Well, the timeline informs us that it was one year ago today that we left Pagosa Springs for our very first trip to Washington State. What a trip that was
We had been evacuated from our campground hosting positions due to the 416 fire outside of Durango and there was no clear end to the fire closures in sight.
The Fearless Bus crew cleaned up Bridge Camp in the San Juan National Forest, watched ash fall from the sky, and studied the amazing orange sunsets as the fire grew larger. We worried about the campers in Durango as highways and roads were closed. We were anxious for our Ranger friends and their families. We even hosted a few Durango families as they got away from fire ravaged neighborhoods. It was so early in the season for such a devastating event.
The next concern was our area around Pagosa. One of the Forest Rangers informed us that dry lightening was a real danger. Over the weekend he had responded to more than a dozen small fires sparked by lightening.
After Bridge was closed, we headed down the mountain to last year's spot at Ute Campground. We weren't sure what our next steps were but we knew that the folks up in the Lewis River area of Washington really needed camp hosts and over the next two days the decision was made. We said goodbye to one of the most beautiful spots on this earth and pointed the bus northwest.
The first challenge was to get around Durango! We had a long, mountainous climb in hot weather as we headed west and I was afraid Old Stinkey wasn't up for the challenge. Thank goodness she made it - although the needle hovered around overheating at many points and that makes me crazy. I worry about our old girl. I hadn't thought about passing through Moab...
We made it out of Colorado and into Utah to higher gas prices (unexpected) and higher temperatures. Moab was an incredible ride - so wish we'd had a chance to stop and take some pictures. The middle of the desert was over 100 so we just made time. It was a long day driving and we approached the cities at night. Let's just say I spent more than thirty years driving in Chicago and it didn't compare to Provo and Salt Lake City drivers. We'll just leave it at that. We made it north of the city and pulled into a rest area for the night. On to Idaho.

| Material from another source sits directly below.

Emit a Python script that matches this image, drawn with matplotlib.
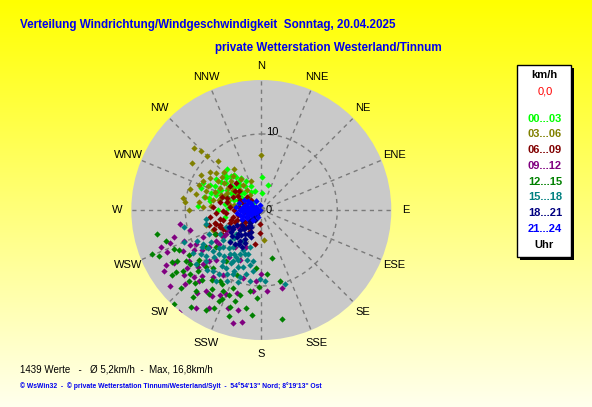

I hope we never have to return to Idaho.
There is perhaps no greater view in the United States of America than the one coming to the Columbia River Gorge. Well, let me back up - we drove all day and most of the evening before setting up in an incredibly beautiful rest area in Oregon on the south side of the Columbia. We had made it over the hills and mountains further west and were coming back to lower elevation. This early part of the day, a glorious sunny day, was when we first saw that gorge! Incredible - I finally felt we had made the right decision and were going to love being in the Pacific Northwest.

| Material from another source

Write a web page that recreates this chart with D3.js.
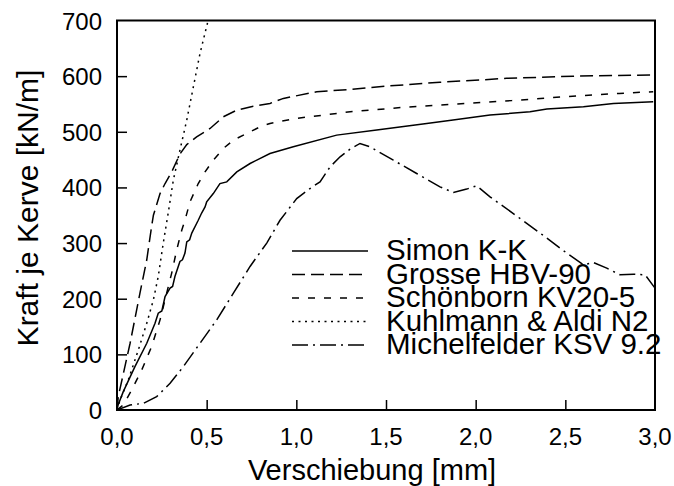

With great excitement - and a little bit of vertigo - we crossed the Columbia on one of those impossible bridges and began the final climb from Carson, WA to our new home in Cougar. We had no idea what to expect. We climbed another steep and seemingly endless mountain pass through the Gifford Pinchot National Forest. This time it was the downside that was a bit scary - started smelling the heat on the brakes. We rolled downhill, past the Mt. St. Helens lookout, past the Swift Reservoir which was the first of our campgrounds, and on into Cougar, WA.

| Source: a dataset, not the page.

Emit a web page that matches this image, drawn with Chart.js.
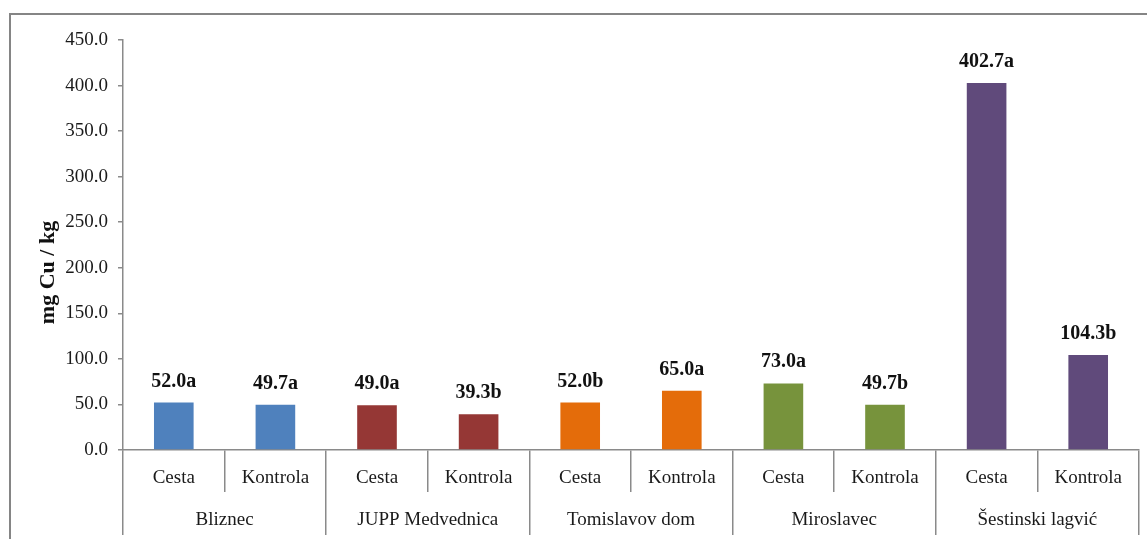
<!DOCTYPE html>
<html>
<head>
<meta charset="utf-8">
<script src="https://cdn.jsdelivr.net/npm/chart.js@4.4.1/dist/chart.umd.min.js"></script>
<style>
    html, body { margin: 0; padding: 0; background: #fff; overflow: hidden; }
    .frame { position: absolute; left: 9px; top: 13px; width: 1300px; height: 700px; border: 2px solid #858585; box-sizing: border-box; }
    .wrap { position: absolute; left: 0; top: 0; width: 1147px; height: 539px; }
</style>
</head>
<body>
<div class="frame"></div>
<div class="wrap"><canvas id="cu-chart"></canvas></div>
<script>
// data
const groups = ['Bliznec', 'JUPP Medvednica', 'Tomislavov dom', 'Miroslavec', 'Šestinski lagvić'];
const treatments = ['Cesta', 'Kontrola'];
const values = [52.0, 49.7, 49.0, 39.3, 52.0, 65.0, 73.0, 49.7, 402.7, 104.3];
const letters = ['a', 'a', 'a', 'b', 'b', 'a', 'a', 'b', 'a', 'b'];
const groupColors = ['#4F81BD', '#953735', '#E46C0A', '#77933C', '#604A7B'];
const yMin = 0, yMax = 450, yStep = 50;

const labels = [];
const barColors = [];
groups.forEach(function (g, gi) {
    treatments.forEach(function (t) {
        labels.push(t);
        barColors.push(groupColors[gi]);
    });
});

const serif = 'Liberation Serif';
const axisGray = '#8a8a8a';

// value + letter above each bar
const barLabels = {
    id: 'barLabels',
    afterDatasetsDraw(chart) {
        const ctx = chart.ctx;
        const meta = chart.getDatasetMeta(0);
        ctx.save();
        ctx.font = 'bold 20px "' + serif + '"';
        ctx.fillStyle = '#111';
        ctx.textAlign = 'center';
        ctx.textBaseline = 'alphabetic';
        meta.data.forEach(function (bar, i) {
            ctx.fillText(values[i].toFixed(1) + letters[i], bar.x, bar.y - 16);
        });
        ctx.restore();
    }
};

new Chart(document.getElementById('cu-chart'), {
    type: 'bar',
    data: {
        labels: labels,
        datasets: [{
            data: values,
            backgroundColor: barColors,
            borderWidth: 0,
            categoryPercentage: 1,
            barPercentage: 0.39
        }]
    },
    options: {
        responsive: true,
        maintainAspectRatio: false,
        animation: false,
        layout: { padding: { left: 10, right: 8, top: 40, bottom: 0 } },
        plugins: {
            legend: { display: false },
            tooltip: { enabled: false }
        },
        scales: {
            y: {
                min: yMin,
                max: yMax,
                ticks: {
                    stepSize: yStep,
                    padding: 10,
                    color: '#1a1a1a',
                    font: { family: serif, size: 19 },
                    callback: function (v) { return v.toFixed(1) }
                },
                grid: { drawOnChartArea: false, tickLength: 5, color: axisGray, lineWidth: 1.5 },
                border: { color: axisGray, width: 1.5 },
                title: {
                    display: true,
                    text: 'mg Cu / kg' + ' '.repeat(10),
                    color: '#111',
                    font: { family: serif, size: 22, weight: 'bold' },
                    padding: { top: 25, bottom: 0 }
                },
                afterFit: function (scale) { scale.width = 113 }
            },
            x: {
                weight: 0,
                ticks: {
                    padding: -25,
                    color: '#1a1a1a',
                    font: { family: serif, size: 19, lineHeight: 1.2 }
                },
                grid: { offset: true, drawOnChartArea: false, tickLength: 42, color: axisGray, lineWidth: 1.5 },
                border: { color: axisGray, width: 1.5 },
                afterFit: function (scale) { scale.height = 42 }
            },
            x2: {
                type: 'category',
                position: 'bottom',
                weight: 1,
                labels: groups,
                offset: true,
                ticks: {
                    padding: -26,
                    color: '#1a1a1a',
                    font: { family: serif, size: 19, lineHeight: 1.2 }
                },
                grid: { offset: true, drawOnChartArea: false, tickLength: 43, color: axisGray, lineWidth: 1.5 },
                border: { display: false },
                afterFit: function (scale) { scale.height = 47 }
            }
        }
    },
    plugins: [barLabels]
});
</script>
</body>
</html>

After putting a few gallons of Diesel in the tank, we headed over to Cougar Camp to meet our new Managers and co-hosts. The managers ended up being just terrific - love to Ardie and Rob! Paperwork, exhaustion, keys, and clearing the camp site and we finally got our spot and met our amazing neighbors and co-hosts for the summer, Liz, Seleana, and Dez. Looking back, we had no idea what a wonderful experience this would be and how much we would come to love our new family.
We accomplished so much last summer -we took over very challenging camp hosting positions, we made it to the Pacific Ocean, and wemet some of the greatest people we've run across in all of our travels. We did not, however, find the Sasquatch. We will be back.